--- Dataset content ---
(begin)

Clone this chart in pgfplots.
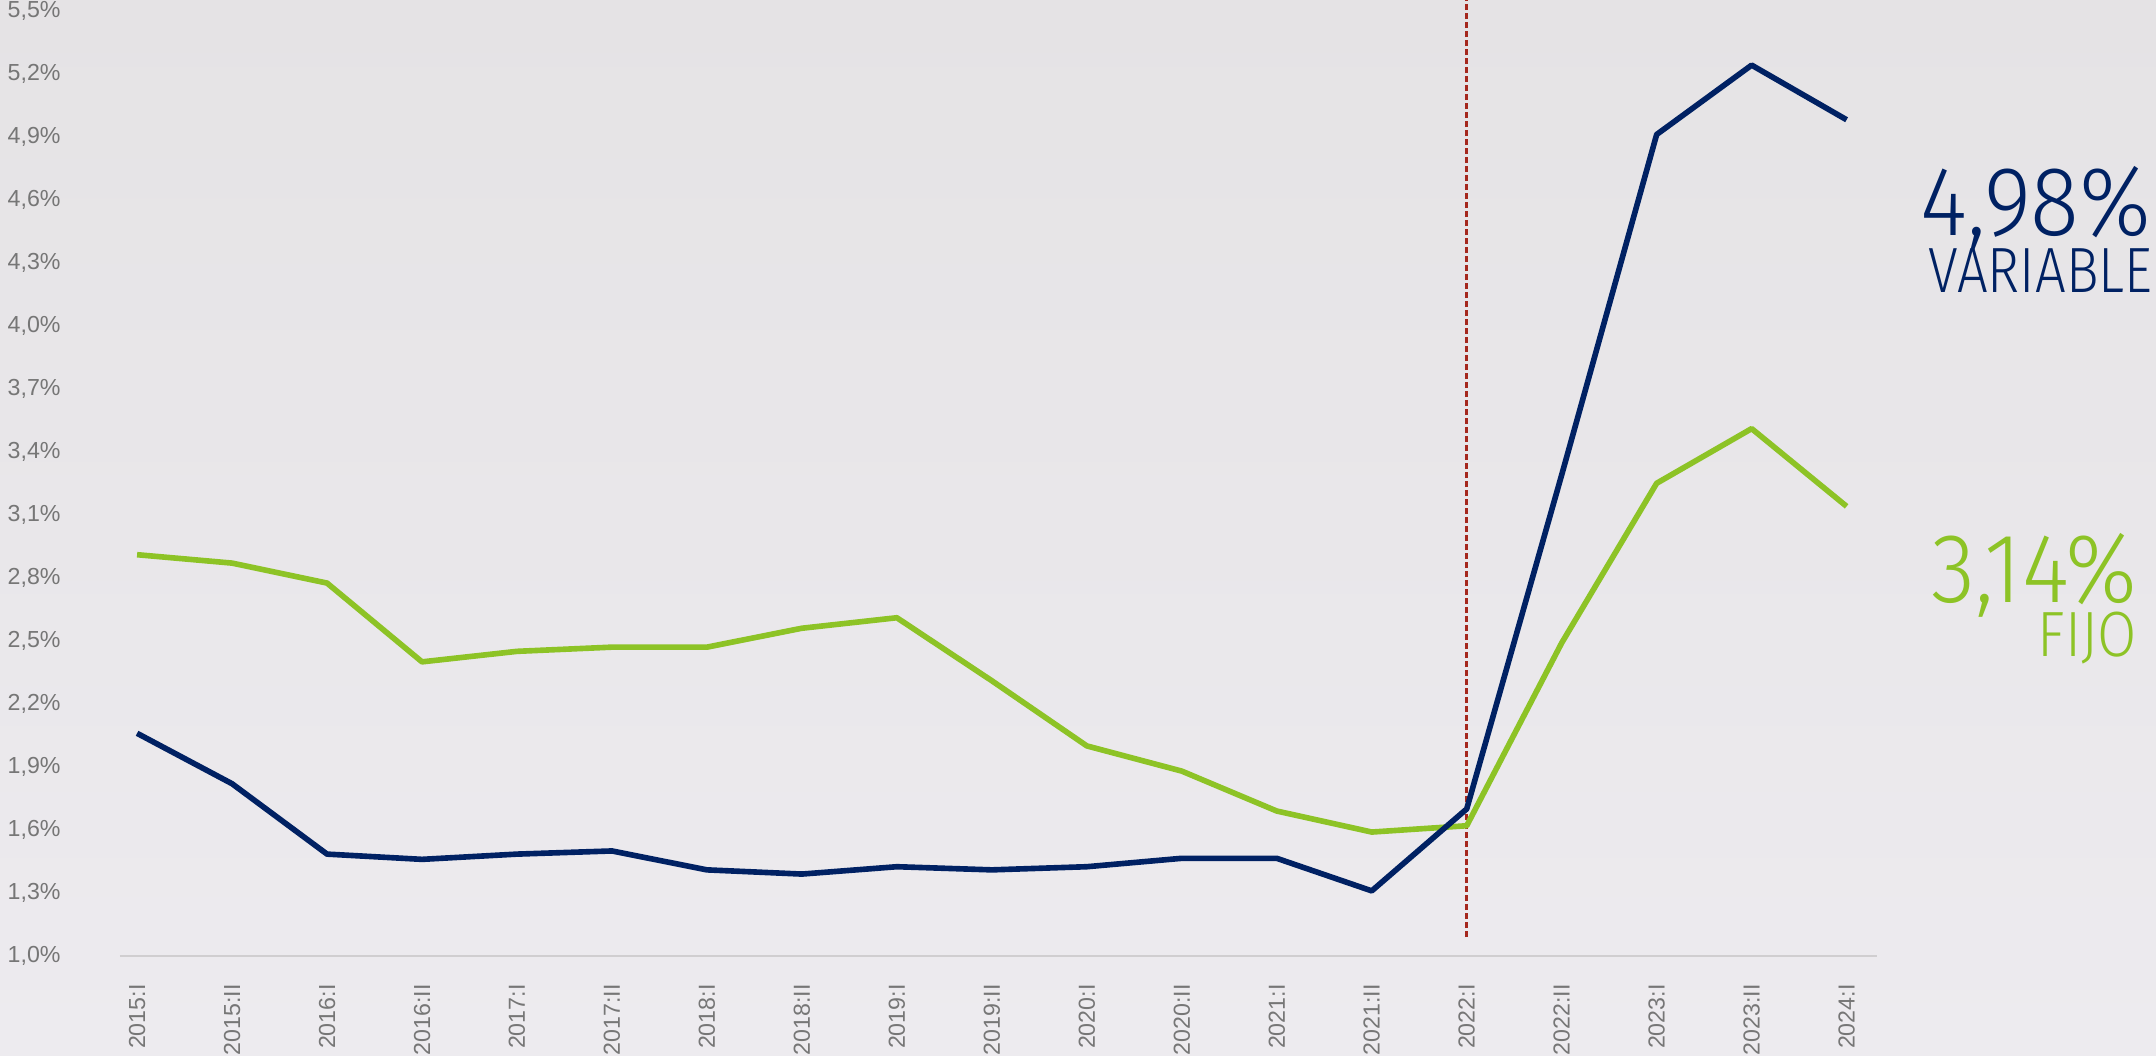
\documentclass[border=0pt]{standalone}
\usepackage{pgfplots}
\pgfplotsset{compat=1.18}
\usepackage{pgfplotstable}
\usepackage{fontspec}
\setmainfont{Liberation Sans}
\newfontfamily\bigfont[FakeStretch=0.92]{Fira Sans Light}
\newfontfamily\varfont[FakeStretch=0.85]{Fira Sans Light}
\newfontfamily\fijofont[FakeStretch=0.89]{Fira Sans Light}
\definecolor{navy}{RGB}{0,33,99}
\definecolor{lime}{RGB}{141,195,38}
\definecolor{ticktext}{RGB}{118,118,118}
\definecolor{refred}{RGB}{165,40,30}
\definecolor{bgtop}{RGB}{229,227,229}
\definecolor{bgbot}{RGB}{237,235,239}
\definecolor{axisgray}{RGB}{208,206,208}

\pgfplotstableread{
x var fijo
0 2.06 2.91
1 1.82 2.87
2 1.485 2.775
3 1.46 2.40
4 1.485 2.45
5 1.50 2.47
6 1.41 2.47
7 1.39 2.56
8 1.425 2.61
9 1.41 2.31
10 1.425 2.00
11 1.465 1.88
12 1.465 1.69
13 1.31 1.59
14 1.70 1.62
15 3.29 2.49
16 4.91 3.25
17 5.24 3.51
18 4.98 3.14
}\ratedata

\begin{document}
\begin{tikzpicture}
\useasboundingbox (0,0) rectangle (21.56cm,10.55cm);
\shade[top color=bgtop,bottom color=bgbot] (0,0) rectangle (21.56cm,10.55cm);
\begin{axis}[
  at={(1.20cm,0.99cm)}, anchor=south west,
  scale only axis, width=17.57cm, height=9.56cm,
  xmin=-0.18, xmax=18.32, ymin=1.0, ymax=5.55,
  axis x line*=bottom, axis y line*=left,
  x axis line style={draw=axisgray, line width=0.8pt, -},
  y axis line style={draw=none},
  tick style={draw=none},
  xtick={0,1,2,3,4,5,6,7,8,9,10,11,12,13,14,15,16,17,18},
  xticklabels={2015:I,2015:II,2016:I,2016:II,2017:I,2017:II,2018:I,2018:II,2019:I,2019:II,2020:I,2020:II,2021:I,2021:II,2022:I,2022:II,2023:I,2023:II,2024:I},
  ytick={1.0,1.3,1.6,1.9,2.2,2.5,2.8,3.1,3.4,3.7,4.0,4.3,4.6,4.9,5.2,5.5},
  /pgf/number format/assume math mode=true,
  yticklabel={\pgfmathprintnumber[fixed,fixed zerofill,precision=1,use comma]{\tick}\%},
  every tick label/.append style={font=\fontsize{6.6}{7}\selectfont, text=ticktext},
  xticklabel style={yshift=-0.16cm, rotate=90, anchor=east},
  yticklabel style={anchor=east, xshift=-0.47cm},
  clip=false,
]
\addplot[refred, line width=0.85pt, dash pattern=on 0.06cm off 0.03cm] coordinates {(14,1.09) (14,5.55)};
\addplot[lime, line width=1.6pt, line join=round] table[x=x, y=fijo] {\ratedata};
\addplot[navy, line width=1.6pt, line join=round] table[x=x, y=var] {\ratedata};
\end{axis}
\node[anchor=base east, text=navy, inner sep=0, font=\bigfont\fontsize{28}{28}\selectfont] at (21.52cm,8.20cm) {4,98\%};
\node[anchor=base east, text=navy, inner sep=0, font=\varfont\fontsize{18.2}{19}\selectfont] at (21.53cm,7.63cm) {VARIABLE};
\node[anchor=base east, text=lime, inner sep=0, font=\bigfont\fontsize{28}{28}\selectfont] at (21.38cm,4.53cm) {3,14\%};
\node[anchor=base east, text=lime, inner sep=0, font=\fijofont\fontsize{18.2}{19}\selectfont] at (21.38cm,3.99cm) {FIJO};
\end{tikzpicture}
\end{document}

(end)

--- Exercise ---
Working from the material above, transcribe it exactly while omitting pictures.

--- Final answer ---
Clone this chart in pgfplots.
\documentclass[border=0pt]{standalone}
\usepackage{pgfplots}
\pgfplotsset{compat=1.18}
\usepackage{pgfplotstable}
\usepackage{fontspec}
\setmainfont{Liberation Sans}
\newfontfamily\bigfont[FakeStretch=0.92]{Fira Sans Light}
\newfontfamily\varfont[FakeStretch=0.85]{Fira Sans Light}
\newfontfamily\fijofont[FakeStretch=0.89]{Fira Sans Light}
\definecolor{navy}{RGB}{0,33,99}
\definecolor{lime}{RGB}{141,195,38}
\definecolor{ticktext}{RGB}{118,118,118}
\definecolor{refred}{RGB}{165,40,30}
\definecolor{bgtop}{RGB}{229,227,229}
\definecolor{bgbot}{RGB}{237,235,239}
\definecolor{axisgray}{RGB}{208,206,208}

\pgfplotstableread{
x var fijo
0 2.06 2.91
1 1.82 2.87
2 1.485 2.775
3 1.46 2.40
4 1.485 2.45
5 1.50 2.47
6 1.41 2.47
7 1.39 2.56
8 1.425 2.61
9 1.41 2.31
10 1.425 2.00
11 1.465 1.88
12 1.465 1.69
13 1.31 1.59
14 1.70 1.62
15 3.29 2.49
16 4.91 3.25
17 5.24 3.51
18 4.98 3.14
}\ratedata

\begin{document}
\begin{tikzpicture}
\useasboundingbox (0,0) rectangle (21.56cm,10.55cm);
\shade[top color=bgtop,bottom color=bgbot] (0,0) rectangle (21.56cm,10.55cm);
\begin{axis}[
  at={(1.20cm,0.99cm)}, anchor=south west,
  scale only axis, width=17.57cm, height=9.56cm,
  xmin=-0.18, xmax=18.32, ymin=1.0, ymax=5.55,
  axis x line*=bottom, axis y line*=left,
  x axis line style={draw=axisgray, line width=0.8pt, -},
  y axis line style={draw=none},
  tick style={draw=none},
  xtick={0,1,2,3,4,5,6,7,8,9,10,11,12,13,14,15,16,17,18},
  xticklabels={2015:I,2015:II,2016:I,2016:II,2017:I,2017:II,2018:I,2018:II,2019:I,2019:II,2020:I,2020:II,2021:I,2021:II,2022:I,2022:II,2023:I,2023:II,2024:I},
  ytick={1.0,1.3,1.6,1.9,2.2,2.5,2.8,3.1,3.4,3.7,4.0,4.3,4.6,4.9,5.2,5.5},
  /pgf/number format/assume math mode=true,
  yticklabel={\pgfmathprintnumber[fixed,fixed zerofill,precision=1,use comma]{\tick}\%},
  every tick label/.append style={font=\fontsize{6.6}{7}\selectfont, text=ticktext},
  xticklabel style={yshift=-0.16cm, rotate=90, anchor=east},
  yticklabel style={anchor=east, xshift=-0.47cm},
  clip=false,
]
\addplot[refred, line width=0.85pt, dash pattern=on 0.06cm off 0.03cm] coordinates {(14,1.09) (14,5.55)};
\addplot[lime, line width=1.6pt, line join=round] table[x=x, y=fijo] {\ratedata};
\addplot[navy, line width=1.6pt, line join=round] table[x=x, y=var] {\ratedata};
\end{axis}
\node[anchor=base east, text=navy, inner sep=0, font=\bigfont\fontsize{28}{28}\selectfont] at (21.52cm,8.20cm) {4,98\%};
\node[anchor=base east, text=navy, inner sep=0, font=\varfont\fontsize{18.2}{19}\selectfont] at (21.53cm,7.63cm) {VARIABLE};
\node[anchor=base east, text=lime, inner sep=0, font=\bigfont\fontsize{28}{28}\selectfont] at (21.38cm,4.53cm) {3,14\%};
\node[anchor=base east, text=lime, inner sep=0, font=\fijofont\fontsize{18.2}{19}\selectfont] at (21.38cm,3.99cm) {FIJO};
\end{tikzpicture}
\end{document}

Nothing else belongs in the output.